An extraordinary general meeting of Spic held here on Monday cleared resolutions for issuing convertible preference shares to the promoter group (M A Chidambaram) and making a preferential share allotment to the Asset Reconstruction Company of India (Arcil).

“Arcil has taken over 80-85 per cent of the liability of the company and we have also sold some of the assets to substantially reduce the debt. We have almost come to the final stages of restructuring plans and are about to restart the plant shortly,” Spic chairman AC Muthiah said.

He also indicated that a meeting of the corporate debt restructuring (CDR) forum would be held on February 24 to discuss the modalities of restructuring plan and for restarting the operations.

Urea production at the Tuticorin plant was suspended in March 2007 because of mounting debt and lack of working capital.

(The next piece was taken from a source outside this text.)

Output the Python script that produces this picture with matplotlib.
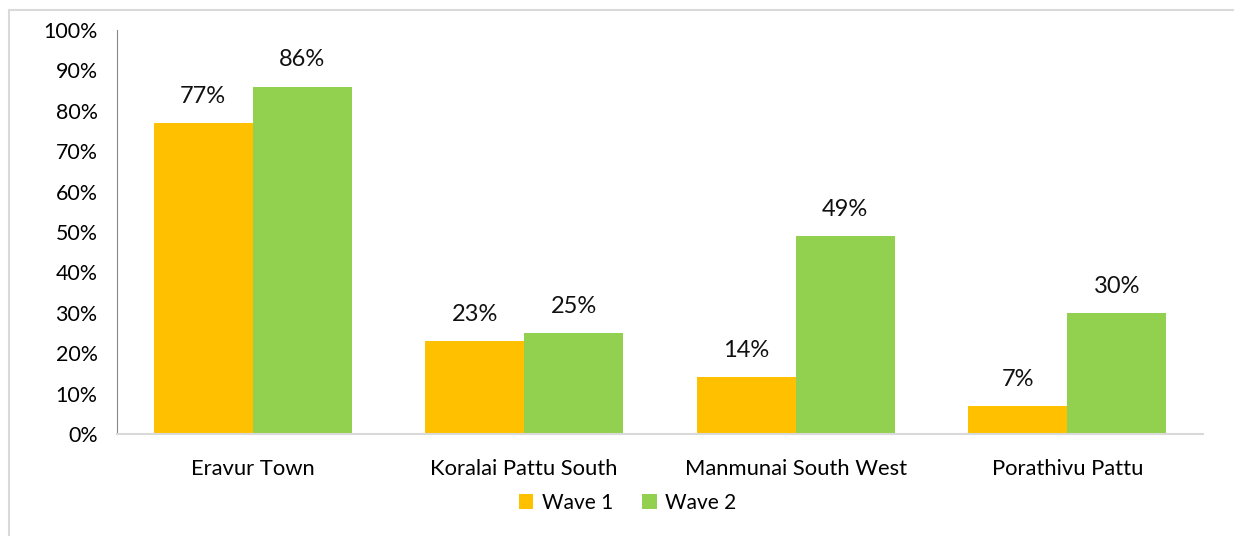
import numpy as np
import matplotlib.pyplot as plt
from matplotlib.patches import Rectangle

districts = ["Eravur Town", "Koralai Pattu South", "Manmunai South West", "Porathivu Pattu"]
wave1 = [77, 23, 14, 7]
wave2 = [86, 25, 49, 30]
y_ticks = [0, 10, 20, 30, 40, 50, 60, 70, 80, 90, 100]

plt.rcParams['font.family'] = ['Lato', 'DejaVu Sans']

fig = plt.figure(figsize=(12.34, 5.36), dpi=100)
# light border around the chart area
fig.patches.append(Rectangle((9 / 1234, -0.1), 1.2, 1.1 - 10.5 / 536, transform=fig.transFigure,
                             fill=False, edgecolor='#d9d9d9', linewidth=1.5))

ax = fig.add_axes([117 / 1234, 1 - 434 / 536, 1086 / 1234, 404 / 536])
x = np.arange(len(districts))
w = 0.365
b1 = ax.bar(x - w / 2, wave1, w, color='#FFC000', label='Wave 1')
b2 = ax.bar(x + w / 2, wave2, w, color='#92D050', label='Wave 2')

for bars, vals in ((b1, wave1), (b2, wave2)):
    for bar, v in zip(bars, vals):
        ax.text(bar.get_x() + bar.get_width() / 2, v + 4.0, f"{v}%", ha='center', va='bottom',
                fontsize=17, color='#111111')

ax.set_xlim(-0.5, len(districts) - 0.5)
ax.set_ylim(0, 100)
ax.set_yticks(y_ticks)
ax.set_yticklabels([f"{t}%" for t in y_ticks], fontsize=15.4)
ax.set_xticks(x)
ax.set_xticklabels(districts, fontsize=15.8)
ax.tick_params(axis='y', length=0, pad=14)
ax.tick_params(axis='x', length=0, pad=18)
for s in ('top', 'right'):
    ax.spines[s].set_visible(False)
ax.spines['left'].set_color('#888888')
ax.spines['bottom'].set_color('#d9d9d9')
ax.spines['bottom'].set_linewidth(1.5)

ax.legend(loc='center', bbox_to_anchor=(0.47, -0.17), ncol=2, frameon=False, fontsize=15,
          handlelength=0.7, handleheight=0.7, handletextpad=0.4, columnspacing=1.4)

fig.savefig('out.png', dpi=100)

Muthiah said the machinery at the plant was capable of resuming operations.

Muthiah also said that agreements had been firmed up with Indian Oil Corporation (IOC) to resume supply of naphtha to the plant. Spic owes around Rs 303 crore to IOC. An escrow account is to be opened as a payment security mechanism to avoid any arrears build up as also to recover dues.

As part of the restructuring programme, the promoters of the company were asked to bring in Rs 150 crore, of which the first tranche of Rs 50 crore is being infused against securities to be issued, which would progressively be converted into equity shares of the company. Ficon Holdings, Mauritius, an existing shareholder and a constituent of the promoter, would infuse Rs 50 crore into the company.

Further, up to Rs 30 crore of Spic’s debt due to Arcil will be converted into equity shares at a price of Rs 18 per share, including a premium of Rs 8 per share in accordance with Sebi regulations.

The promoter group’s shareholding will be 26.90 per cent after the conversion of Arcil’s debt and 40.22 per cent after all the fully and convertible preference shares are converted into equity shares. The outstanding debt of the company is about Rs 2,850 crore.

The company makes some money through the production of ammonia phosphate, gypsum (sold to paper and cement industries) and aluminium fluoride. While the company shifted its corporate operations from Chennai to Tuticorin, it has also shut down its offices in the northern part of country in the past 2-3 years.